从车里出来,抬头看到的不是万家灯火,而是稀稀疏疏的星空,撞过来的不会是哪家的熊小孩,而是小区的野猫。
李牧星祈祷这种安静的生活可以持续久一些。
隔天,她就被对楼的邻居吓到了。
深夜回家,看到有一个裸男在对面走来走去,李牧星一开始没反应过来自己已经下班,这里不是医院,还面无表情吃了好几口麦片。
直到白炽灯熄灭,昏黄的光线下,男人腿间那根坠坠的肉柱缓缓翘起,在圈起套弄的手里越来越粗,她才被呛到,清醒过来。
那个男人还刚好转身面对窗户,胸膛起伏得厉害,李牧星一瞬间有种和他对到眼的错觉,整个人飞扑向豆袋沙发躲起来。

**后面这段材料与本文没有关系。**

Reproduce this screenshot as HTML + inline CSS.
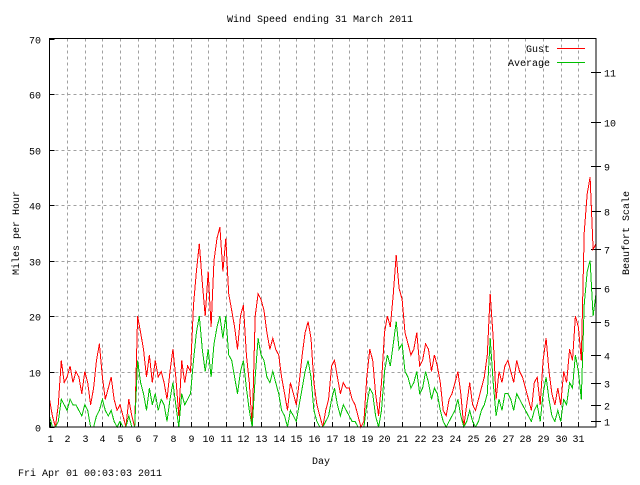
<!DOCTYPE html>
<html><head><meta charset="utf-8"><style>
html,body{margin:0;padding:0;background:#fff;}
svg text{font-family:"Liberation Mono",monospace;font-size:10px;fill:#000;}
</style></head><body>
<svg id="chart" width="640" height="480" viewBox="0 0 640 480" xmlns="http://www.w3.org/2000/svg">
<rect width="640" height="480" fill="#fff"/>
<g id="grid"></g>
<g id="axes"></g>
<g id="series" shape-rendering="crispEdges"></g>
<rect x="49.5" y="38.5" width="546.5" height="388.5" fill="none" stroke="#000" stroke-width="1"/>
<text x="320" y="22" text-anchor="middle">Wind Speed ending 31 March 2011</text>
<text transform="translate(19,233) rotate(-90)" text-anchor="middle">Miles per Hour</text>
<text transform="translate(629,233) rotate(-90)" text-anchor="middle">Beaufort Scale</text>
<text x="321" y="464" text-anchor="middle">Day</text>
<text x="18" y="476">Fri Apr 01 00:03:03 2011</text>
<g>
<text x="550" y="52" text-anchor="end">Gust</text>
<line x1="557" y1="48.5" x2="585" y2="48.5" stroke="#ff0000"/>
<text x="550" y="66" text-anchor="end">Average</text>
<line x1="557" y1="62.5" x2="585" y2="62.5" stroke="#00c000"/>
</g>
</svg>
<script>
const dayTicks=[1,2,3,4,5,6,7,8,9,10,11,12,13,14,15,16,17,18,19,20,21,22,23,24,25,26,27,28,29,30,31];
const mphTicks=[0,10,20,30,40,50,60,70];
const beaufortTicks=[1,2,3,4,5,6,7,8,9,10,11];
const beaufortMph=[1,4,8,13,19,25,32,39,47,55,64];
const samplesPerDay=6;
const gust=[5,2,0,4,12,8, 9,11,8,10,9,6, 10,8,4,7,12,15, 9,5,7,9,5,3, 4,2,0,5,2,0,
20,17,14,9,13,8, 12,9,10,8,5,10, 14,9,2,12,8,11, 10,22,28,33,26,20, 28,18,30,34,36,28,
34,24,21,18,14,20, 22,13,8,0,20,24, 23,21,17,14,16,14, 13,9,6,3,8,6, 4,8,13,17,19,16,
8,4,2,0,3,5, 11,12,9,6,8,7, 7,5,4,2,0,1, 9,14,12,6,2,8, 17,20,18,24,31,25,
23,17,15,13,14,17, 11,12,15,14,10,13, 11,8,3,2,5,6, 8,10,6,0,4,8, 4,3,5,7,9,13,
24,16,5,10,8,11, 12,10,8,12,10,9, 7,5,3,8,9,4, 12,16,10,6,4,7, 4,10,8,14,12,20,
18,12,35,42,45,32, 33];
const average=[2,0,0,1,5,4, 3,5,4,4,3,2, 4,3,0,0,2,3, 5,3,2,3,1,0, 1,0,0,2,0,0,
12,8,6,3,7,4, 6,3,5,4,1,5, 8,4,0,6,4,5, 6,12,17,20,14,10, 14,9,15,18,20,16,
20,13,12,9,6,10, 12,7,3,0,9,16, 13,12,9,8,10,8, 6,3,2,0,3,2, 1,4,7,10,12,9,
3,1,0,0,1,2, 5,7,4,2,4,3, 2,1,1,0,0,0, 4,7,6,2,0,3, 10,13,11,15,19,14,
15,10,9,7,8,10, 6,7,10,8,5,7, 6,3,1,0,1,2, 3,5,2,0,1,3, 1,0,1,3,4,6,
16,8,2,5,3,6, 6,5,3,6,5,4, 3,2,1,3,4,1, 6,9,5,2,1,3, 1,5,4,8,7,13,
10,5,22,28,30,20, 24];
const X0=49.5,X1=596,Y0=427,Y1=38.5,DMIN=1,DMAX=32,VMAX=70;
function xs(d){return X0+(d-DMIN)/(DMAX-DMIN)*(X1-X0);}
function ys(v){return Y0-v/VMAX*(Y0-Y1);}
const NS="http://www.w3.org/2000/svg";
function mk(tag,attrs,parent){const e=document.createElementNS(NS,tag);for(const k in attrs)e.setAttribute(k,attrs[k]);parent.appendChild(e);return e;}
const grid=document.getElementById('grid'),axes=document.getElementById('axes'),series=document.getElementById('series');
dayTicks.forEach(d=>{const x=Math.round(xs(d))+0.5;
 if(d>1){const l=mk('line',{x1:x,y1:Y1,x2:x,y2:Y0,stroke:'#a0a0a0','stroke-dasharray':'3,3'},grid);
 
 }
 const t=mk('line',{x1:x,y1:Y0,x2:x,y2:Y0-5,stroke:'#000'},axes);
 
 
 const lb=mk('text',{x:x,y:442,'text-anchor':'middle'},axes);lb.textContent=d;
 
 });
mphTicks.forEach(v=>{const y=Math.round(ys(v))+0.5;
 if(v>0&&v<70){const l=mk('line',{x1:X0,y1:y,x2:X1,y2:y,stroke:'#a0a0a0','stroke-dasharray':'3,3'},grid);
 
 }
 const t=mk('line',{x1:X0,y1:y,x2:X0+5,y2:y,stroke:'#000'},axes);
 
 
 const lb=mk('text',{x:41,y:y+4,'text-anchor':'end'},axes);lb.textContent=v;
 
 });
beaufortTicks.forEach((b,i)=>{const y=Math.round(ys(beaufortMph[i]))+0.5;
 const t=mk('line',{x1:X1-5,y1:y,x2:X1+5,y2:y,stroke:'#000'},axes);
 
 
 const lb=mk('text',{x:604,y:y+4},axes);lb.textContent=b;
 
 });
function draw(arr,color,name){let pts=[];arr.forEach((v,i)=>{pts.push(xs(DMIN+i/samplesPerDay).toFixed(1)+','+ys(v).toFixed(1));});
 const p=mk('polyline',{points:pts.join(' '),fill:'none',stroke:color,'stroke-width':1},series);
 
 }
draw(gust,'#ff0000','gust-line');
draw(average,'#00c000','average-line');
</script>
</body></html>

洗碗也是先爬出卧室,再站起来去厨房,脑袋被冲击到短路,躺床了还在心里谴责自己怎么会是这种人?
隔天睡醒才回过神,她干嘛心虚!
接着的一段日子,李牧星都以一种批判的态度,冷视对面楼的那个男人。
那间屋子重新装修过,客厅和卧室都有一整面墙壁的落地窗,一框框的,像家具城的巨型广告图。
从她的卧室窗户望过去,只要对面不拉窗帘,都能看得一清二楚。
幸好那个男人也不是只会发情,还是会有穿上衣服的正常人时候。